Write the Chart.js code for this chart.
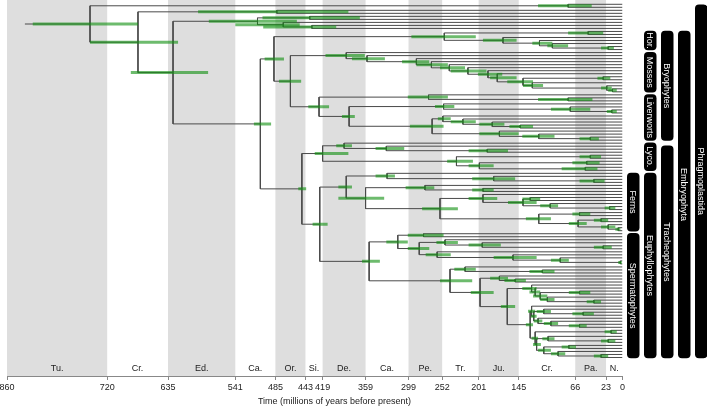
<!DOCTYPE html>
<html>
<head>
<meta charset="utf-8">
<script src="https://cdn.jsdelivr.net/npm/chart.js@4.4.1/dist/chart.umd.min.js"></script>
<style>
  html, body { margin: 0; padding: 0; background: #fff; }
  canvas { display: block; }
</style>
</head>
<body>
<canvas id="chart" width="707" height="407"></canvas>
<script>
// geological periods (Ma) and axis ticks
const periodBounds = [860, 720, 635, 541, 485, 443, 419, 359, 299, 252, 201, 145, 66, 23, 0];
const periodNames = ['Tu.', 'Cr.', 'Ed.', 'Ca.', 'Or.', 'Si.', 'De.', 'Ca.', 'Pe.', 'Tr.', 'Ju.', 'Cr.', 'Pa.', 'N.'];
const tickValues = [860, 720, 635, 541, 485, 443, 419, 359, 299, 252, 201, 145, 66, 23, 0];

// tree nodes: [age, ciOld, ciYoung, upperChild, lowerChild], 0 = tip
const rootStemAge = 835;
const algaeA = [76, 118, 43, 0, 0];
const algaeC = [483, 593, 383, 0, 0];
const algaeD = [510, 578, 455, [437, 503, 367, 0, 0], [474, 541, 451, 0, [434, 502, 400, 0, 0]]];

const hornworts = [249, 295, 205, [48, 76, 27, 0, 0],
  [167, 195, 148, 0, [116, 126, 98, 0, [98, 105, 76, 0, [20, 30, 12, 0, 0]]]]];

const mosses = [386, 415, 360, 0, [357, 378, 332, 0, [288, 308, 270, 0, [267, 288, 244, 0,
  [242, 255, 220, 0, [216, 240, 190, 0, [188, 202, 168, 0, [175, 185, 148, 0,
  [139, 161, 125, [27, 35, 17, 0, 0], [126, 139, 111, 0, [22, 30, 15, 0, [14, 20, 8, 0, 0]]]]]]]]]]]];

const liverworts = [424, 439, 410,
  [271, 300, 244, 0, [76, 118, 42, 0, 0]],
  [382, 392, 374,
    [250, 262, 235, 0, [73, 100, 45, 0, [15, 22, 8, 0, 0]]],
    [266, 297, 250,
      [251, 258, 240, 0, [223, 240, 205, 0, [182, 200, 165, 0, [143, 158, 125, 0, 0]]]],
      [172, 200, 145, 0, [117, 140, 95, 0, [45, 60, 33, 0, 0]]]]]];

const lycophytes = [419, 430, 383,
  [389, 400, 378, 0, [330, 345, 305, 0, [189, 215, 160, 0, 0]]],
  [232, 245, 209, [45, 60, 30, 0, 0], [200, 215, 180, [50, 70, 32, 0, 0], [52, 85, 35, 0, 0]]]];

const ferns = [386, 397, 378,
  [329, 345, 318, 0, [180, 210, 150, 0, [40, 60, 25, 0, 0]]],
  [359, 397, 333,
    [276, 303, 263, 0, [195, 210, 180, 0, 0]],
    [255, 280, 230,
      [195, 215, 175, 0, [139, 160, 120, [129, 140, 115, 0, 0], [101, 115, 90, 0, [18, 25, 10, 0, 0]]]],
      [117, 135, 100, [60, 70, 45, 0, 0], [62, 75, 50, [30, 40, 20, 0, 0], [20, 30, 10, 0, [6, 10, 3, 0, 0]]]]]]];

const gymnosperms = [314, 330, 300,
  [278, 300, 250, 0, 0],
  [284, 300, 270,
    [248, 260, 230, 0, [196, 215, 170, 0, [27, 40, 15, 0, 0]]],
    [259, 275, 240, 0, [153, 180, 120, 0, [87, 100, 75, 0, [3, 6, 1, 0, 0]]]]]];

const angiosperms = [241, 255, 210,
  [220, 235, 205, 0, [112, 130, 95, 0, 0]],
  [199, 212, 180,
    [172, 185, 160, 0, [150, 165, 135, 0, 0]],
    [161, 170, 150,
      [127, 140, 120, 0, [122, 130, 115, 0, [115, 125, 105, [60, 75, 45, 0, 0], [105, 115, 95, 0, [40, 50, 30, 0, 0]]]]],
      [129, 135, 125,
        [127, 132, 122, 0, [124, 128, 120, [110, 120, 100, 0, [55, 70, 40, 0, 0]], [118, 124, 112, 0, [100, 110, 90, 0, [60, 75, 50, 0, 0]]]]],
        [122, 127, 118, [16, 25, 8, 0, 0], [120, 125, 114, [104, 112, 95, 0, [20, 30, 10, 0, 0]], [110, 118, 100, [75, 85, 65, 0, 0], [90, 100, 80, 0, [30, 40, 20, 0, 0]]]]]]]]];

// backbone
const spermatophytes = [354, 364, 339, gymnosperms, angiosperms];
const euphyllophytes = [423, 433, 412, ferns, spermatophytes];
const tracheophytes = [448, 453, 442, lycophytes, euphyllophytes];
const setaphyta = [464, 480, 449, mosses, liverworts];
const bryophytes = [487, 500, 473, hornworts, setaphyta];
const embryophyta = [506, 515, 491, bryophytes, tracheophytes];
const algaeB = [628, 687, 579, algaeD, embryophyta];
const algaeBC = [677, 744, 621, algaeC, algaeB];
const root = [744, 824, 677, algaeA, algaeBC];

// clade bars on the right (tip index ranges)
const cladeNames = ['Hor.', 'Mosses', 'Liverworts', 'Lyco.', 'Ferns', 'Spermatophytes', 'Bryophytes', 'Euphyllophytes', 'Tracheophytes', 'Embryophyta', 'Phragmoplastida'];
const cladeFirst = [9, 16, 30, 46, 56, 76, 9, 56, 47, 9, 0.3];
const cladeLast = [15, 29, 45, 55, 75, 117, 45, 117, 117, 117, 117];
const cladeColumn = [1, 1, 1, 1, 0, 0, 2, 1, 2, 3, 4];

// ---- layout: tips get consecutive indices, nodes sit midway between their children
let tipCount = 0;
function layout(node) {
  if (node === 0) return { y: tipCount++, age: 0, kids: [] };
  const [age, ciOld, ciYoung, a, b] = node;
  const ka = layout(a);
  const kb = layout(b);
  return { y: (ka.y + kb.y) / 2, age, ciOld, ciYoung, kids: [ka, kb] };
}
const tree = layout(root);

const gap = { x: NaN, y: NaN };
const branchPts = [{ x: rootStemAge, y: tree.y }, { x: tree.age, y: tree.y }, gap];
const intervals = [];
function collect(n) {
  if (!n.kids.length) return;
  branchPts.push({ x: n.age, y: n.kids[0].y }, { x: n.age, y: n.kids[1].y }, gap);
  n.kids.forEach(k => {
    branchPts.push({ x: n.age, y: k.y }, { x: k.age, y: k.y }, gap);
    collect(k);
  });
  intervals.push([{ x: n.ciOld, y: n.y }, { x: n.ciYoung, y: n.y }]);
}
collect(tree);

const datasets = [{
  data: branchPts,
  showLine: true,
  borderColor: '#4a4a4a',
  borderWidth: 1,
  pointRadius: 0,
  spanGaps: false,
  order: 2
}];
intervals.forEach(seg => {
  datasets.push({
    data: seg,
    showLine: true,
    borderColor: 'rgba(20, 145, 20, 0.62)',
    borderWidth: 3,
    borderCapStyle: 'butt',
    pointRadius: 0,
    order: 1
  });
});

const FONT = '"Liberation Sans", Arial, Helvetica, sans-serif';

// tip rows: first tip ~4px below the top, spacing ~3px
const yMin = -1.42;
const yMax = 123.13;

const decorations = {
  id: 'decorations',
  beforeDraw(chart) {
    const { ctx, chartArea, scales: { x } } = chart;
    ctx.save();
    ctx.fillStyle = '#fff';
    ctx.fillRect(0, 0, chart.width, chart.height);
    for (let i = 0; i < periodNames.length; i++) {
      const x0 = x.getPixelForValue(periodBounds[i]);
      const x1 = x.getPixelForValue(periodBounds[i + 1]);
      if (i % 2 === 0) {
        ctx.fillStyle = '#dedede';
        ctx.fillRect(x0, chartArea.top, x1 - x0, chartArea.bottom - chartArea.top);
      }
      ctx.fillStyle = '#222';
      ctx.font = '9px ' + FONT;
      ctx.textAlign = 'center';
      ctx.textBaseline = 'middle';
      ctx.fillText(periodNames[i], (x0 + x1) / 2, chartArea.bottom - 7);
    }
    ctx.restore();
  },
  afterDraw(chart) {
    const { ctx, scales: { y } } = chart;
    ctx.save();
    // axis title
    ctx.fillStyle = '#222';
    ctx.font = '9px ' + FONT;
    ctx.textAlign = 'center';
    ctx.textBaseline = 'middle';
    ctx.fillText('Time (millions of years before present)', 334.5, 401.5);
    // clade bars
    const colX = [627, 644, 661, 678, 695];
    const w = 12.5, r = 4;
    cladeNames.forEach((name, i) => {
      const top = y.getPixelForValue(cladeFirst[i] - 0.5) + 0.8;
      const bot = y.getPixelForValue(cladeLast[i] + 0.5) - 0.8;
      const left = colX[cladeColumn[i]];
      ctx.fillStyle = '#000';
      ctx.beginPath();
      ctx.moveTo(left + r, top);
      ctx.lineTo(left + w - r, top);
      ctx.arcTo(left + w, top, left + w, top + r, r);
      ctx.lineTo(left + w, bot - r);
      ctx.arcTo(left + w, bot, left + w - r, bot, r);
      ctx.lineTo(left + r, bot);
      ctx.arcTo(left, bot, left, bot - r, r);
      ctx.lineTo(left, top + r);
      ctx.arcTo(left, top, left + r, top, r);
      ctx.closePath();
      ctx.fill();
      ctx.save();
      ctx.translate(left + w / 2, (top + bot) / 2);
      ctx.rotate(Math.PI / 2);
      ctx.fillStyle = '#fff';
      ctx.font = '9px ' + FONT;
      ctx.textAlign = 'center';
      ctx.textBaseline = 'middle';
      ctx.fillText(name, 0, 0.5);
      ctx.restore();
    });
    ctx.restore();
  }
};

new Chart(document.getElementById('chart'), {
  type: 'scatter',
  data: { datasets },
  options: {
    responsive: false,
    animation: false,
    events: [],
    layout: { padding: { left: 7, right: 84.5, top: 0, bottom: 0 } },
    plugins: { legend: { display: false }, tooltip: { enabled: false } },
    scales: {
      x: {
        type: 'linear',
        min: 0,
        max: 860,
        reverse: true,
        afterBuildTicks: s => { s.ticks = tickValues.map(v => ({ value: v })); },
        afterFit: s => { s.height = 31; s.paddingLeft = 0; s.paddingRight = 0; },
        ticks: {
          autoSkip: false,
          maxRotation: 0,
          padding: 2,
          color: '#222',
          font: { size: 9, family: FONT }
        },
        grid: { drawOnChartArea: false, tickLength: 4, color: '#888' },
        border: { color: '#888' }
      },
      y: { type: 'linear', min: yMin, max: yMax, reverse: true, display: false }
    }
  },
  plugins: [decorations]
});
</script>
</body>
</html>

· · · · ·

# Task brief
Starting at the first line of the material, output exactly the lines up to and including the one with "20, 8, 0, 0]]]]]]]]]]]];". Do not include the pictures.

# Exercise answer
Write the Chart.js code for this chart.
<!DOCTYPE html>
<html>
<head>
<meta charset="utf-8">
<script src="https://cdn.jsdelivr.net/npm/chart.js@4.4.1/dist/chart.umd.min.js"></script>
<style>
  html, body { margin: 0; padding: 0; background: #fff; }
  canvas { display: block; }
</style>
</head>
<body>
<canvas id="chart" width="707" height="407"></canvas>
<script>
// geological periods (Ma) and axis ticks
const periodBounds = [860, 720, 635, 541, 485, 443, 419, 359, 299, 252, 201, 145, 66, 23, 0];
const periodNames = ['Tu.', 'Cr.', 'Ed.', 'Ca.', 'Or.', 'Si.', 'De.', 'Ca.', 'Pe.', 'Tr.', 'Ju.', 'Cr.', 'Pa.', 'N.'];
const tickValues = [860, 720, 635, 541, 485, 443, 419, 359, 299, 252, 201, 145, 66, 23, 0];

// tree nodes: [age, ciOld, ciYoung, upperChild, lowerChild], 0 = tip
const rootStemAge = 835;
const algaeA = [76, 118, 43, 0, 0];
const algaeC = [483, 593, 383, 0, 0];
const algaeD = [510, 578, 455, [437, 503, 367, 0, 0], [474, 541, 451, 0, [434, 502, 400, 0, 0]]];

const hornworts = [249, 295, 205, [48, 76, 27, 0, 0],
  [167, 195, 148, 0, [116, 126, 98, 0, [98, 105, 76, 0, [20, 30, 12, 0, 0]]]]];

const mosses = [386, 415, 360, 0, [357, 378, 332, 0, [288, 308, 270, 0, [267, 288, 244, 0,
  [242, 255, 220, 0, [216, 240, 190, 0, [188, 202, 168, 0, [175, 185, 148, 0,
  [139, 161, 125, [27, 35, 17, 0, 0], [126, 139, 111, 0, [22, 30, 15, 0, [14, 20, 8, 0, 0]]]]]]]]]]]];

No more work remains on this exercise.